* start *
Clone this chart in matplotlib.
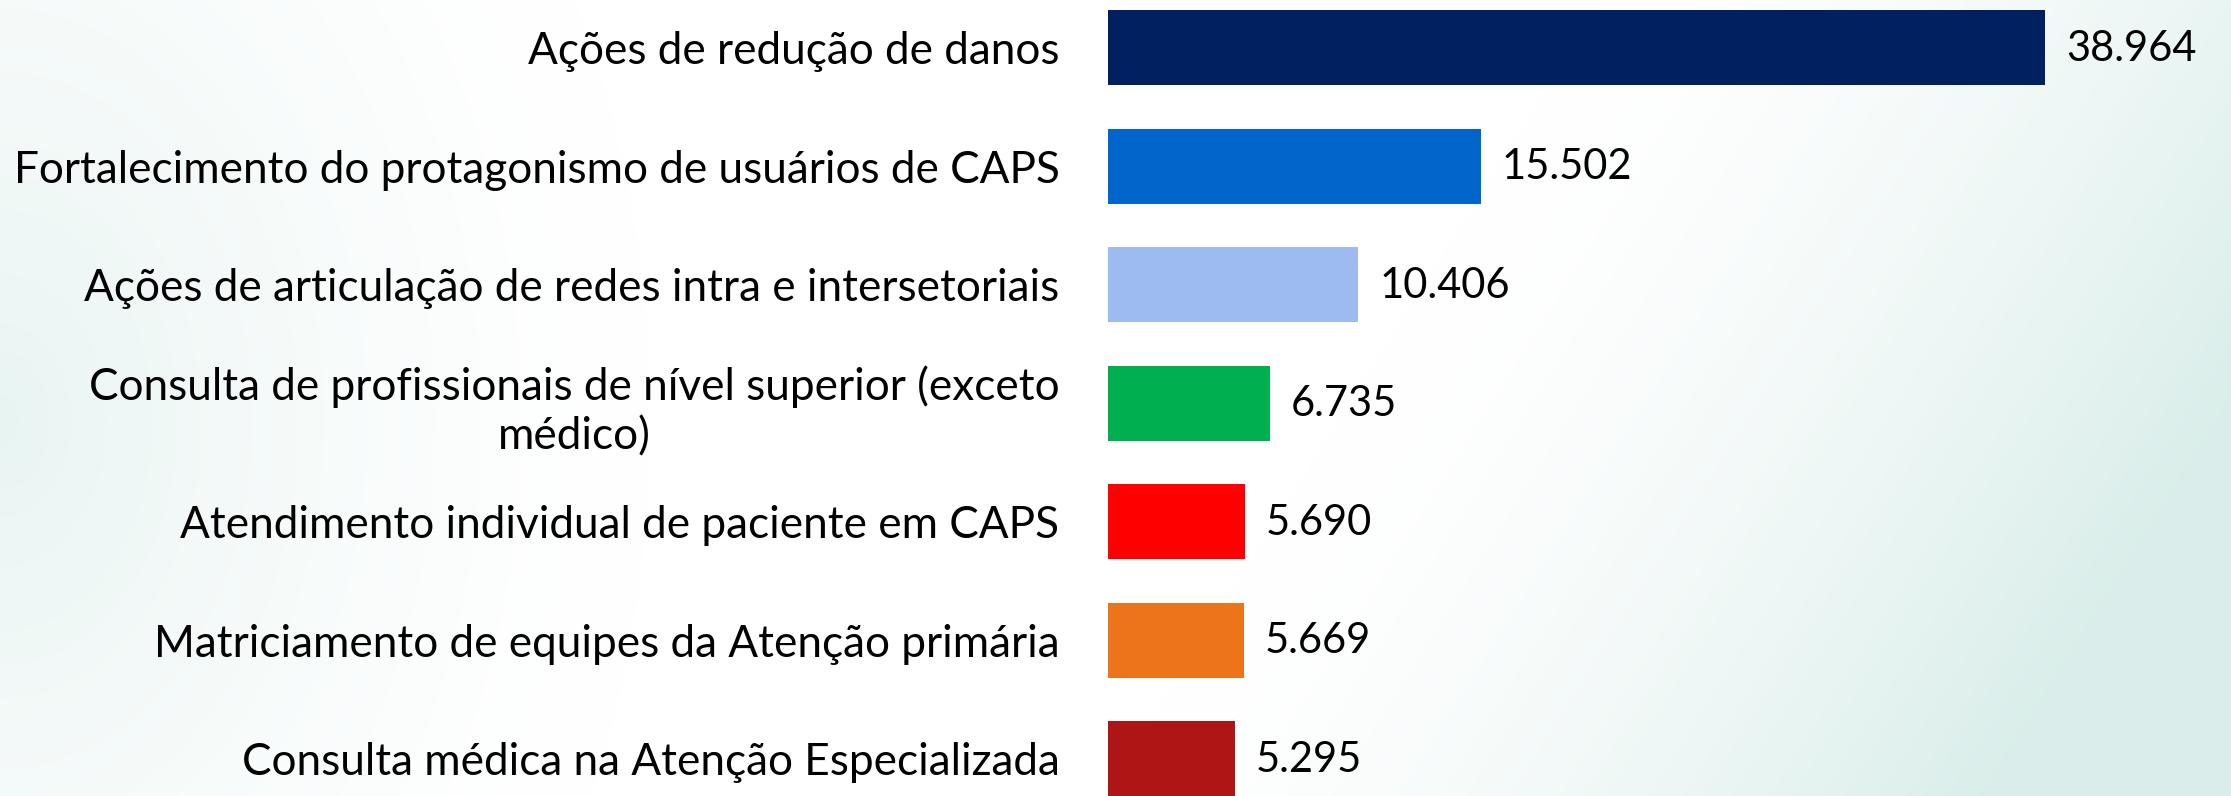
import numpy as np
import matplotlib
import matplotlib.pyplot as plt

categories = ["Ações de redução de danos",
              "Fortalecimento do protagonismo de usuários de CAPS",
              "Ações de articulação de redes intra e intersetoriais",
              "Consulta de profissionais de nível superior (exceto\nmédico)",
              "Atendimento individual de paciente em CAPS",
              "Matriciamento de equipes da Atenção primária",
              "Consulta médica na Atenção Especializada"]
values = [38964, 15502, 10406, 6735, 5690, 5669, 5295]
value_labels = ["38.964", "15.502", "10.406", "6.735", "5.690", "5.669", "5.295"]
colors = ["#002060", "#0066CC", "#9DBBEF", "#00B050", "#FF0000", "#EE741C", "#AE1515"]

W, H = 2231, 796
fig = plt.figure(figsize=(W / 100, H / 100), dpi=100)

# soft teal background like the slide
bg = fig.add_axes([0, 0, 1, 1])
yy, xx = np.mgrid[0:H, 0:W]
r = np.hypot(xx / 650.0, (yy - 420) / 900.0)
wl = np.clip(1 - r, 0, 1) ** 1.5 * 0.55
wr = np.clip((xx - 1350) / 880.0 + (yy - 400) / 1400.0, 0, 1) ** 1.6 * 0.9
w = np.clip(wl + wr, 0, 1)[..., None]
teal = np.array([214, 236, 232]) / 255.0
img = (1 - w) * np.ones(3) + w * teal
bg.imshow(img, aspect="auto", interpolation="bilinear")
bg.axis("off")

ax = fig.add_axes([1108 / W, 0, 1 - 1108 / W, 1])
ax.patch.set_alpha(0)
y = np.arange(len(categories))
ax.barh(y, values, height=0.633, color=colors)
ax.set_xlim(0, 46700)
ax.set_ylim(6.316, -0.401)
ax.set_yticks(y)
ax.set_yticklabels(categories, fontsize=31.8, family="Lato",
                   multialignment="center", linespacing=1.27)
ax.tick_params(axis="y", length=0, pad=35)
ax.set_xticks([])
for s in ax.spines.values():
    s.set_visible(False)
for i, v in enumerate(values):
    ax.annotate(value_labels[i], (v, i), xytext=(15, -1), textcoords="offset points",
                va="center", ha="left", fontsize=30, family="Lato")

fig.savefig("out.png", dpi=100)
* end *
▶ [What you will do] Drop the images and repeat the data exactly.

▶ [Task output]
Clone this chart in matplotlib.
import numpy as np
import matplotlib
import matplotlib.pyplot as plt

categories = ["Ações de redução de danos",
              "Fortalecimento do protagonismo de usuários de CAPS",
              "Ações de articulação de redes intra e intersetoriais",
              "Consulta de profissionais de nível superior (exceto\nmédico)",
              "Atendimento individual de paciente em CAPS",
              "Matriciamento de equipes da Atenção primária",
              "Consulta médica na Atenção Especializada"]
values = [38964, 15502, 10406, 6735, 5690, 5669, 5295]
value_labels = ["38.964", "15.502", "10.406", "6.735", "5.690", "5.669", "5.295"]
colors = ["#002060", "#0066CC", "#9DBBEF", "#00B050", "#FF0000", "#EE741C", "#AE1515"]

W, H = 2231, 796
fig = plt.figure(figsize=(W / 100, H / 100), dpi=100)

# soft teal background like the slide
bg = fig.add_axes([0, 0, 1, 1])
yy, xx = np.mgrid[0:H, 0:W]
r = np.hypot(xx / 650.0, (yy - 420) / 900.0)
wl = np.clip(1 - r, 0, 1) ** 1.5 * 0.55
wr = np.clip((xx - 1350) / 880.0 + (yy - 400) / 1400.0, 0, 1) ** 1.6 * 0.9
w = np.clip(wl + wr, 0, 1)[..., None]
teal = np.array([214, 236, 232]) / 255.0
img = (1 - w) * np.ones(3) + w * teal
bg.imshow(img, aspect="auto", interpolation="bilinear")
bg.axis("off")

ax = fig.add_axes([1108 / W, 0, 1 - 1108 / W, 1])
ax.patch.set_alpha(0)
y = np.arange(len(categories))
ax.barh(y, values, height=0.633, color=colors)
ax.set_xlim(0, 46700)
ax.set_ylim(6.316, -0.401)
ax.set_yticks(y)
ax.set_yticklabels(categories, fontsize=31.8, family="Lato",
                   multialignment="center", linespacing=1.27)
ax.tick_params(axis="y", length=0, pad=35)
ax.set_xticks([])
for s in ax.spines.values():
    s.set_visible(False)
for i, v in enumerate(values):
    ax.annotate(value_labels[i], (v, i), xytext=(15, -1), textcoords="offset points",
                va="center", ha="left", fontsize=30, family="Lato")

fig.savefig("out.png", dpi=100)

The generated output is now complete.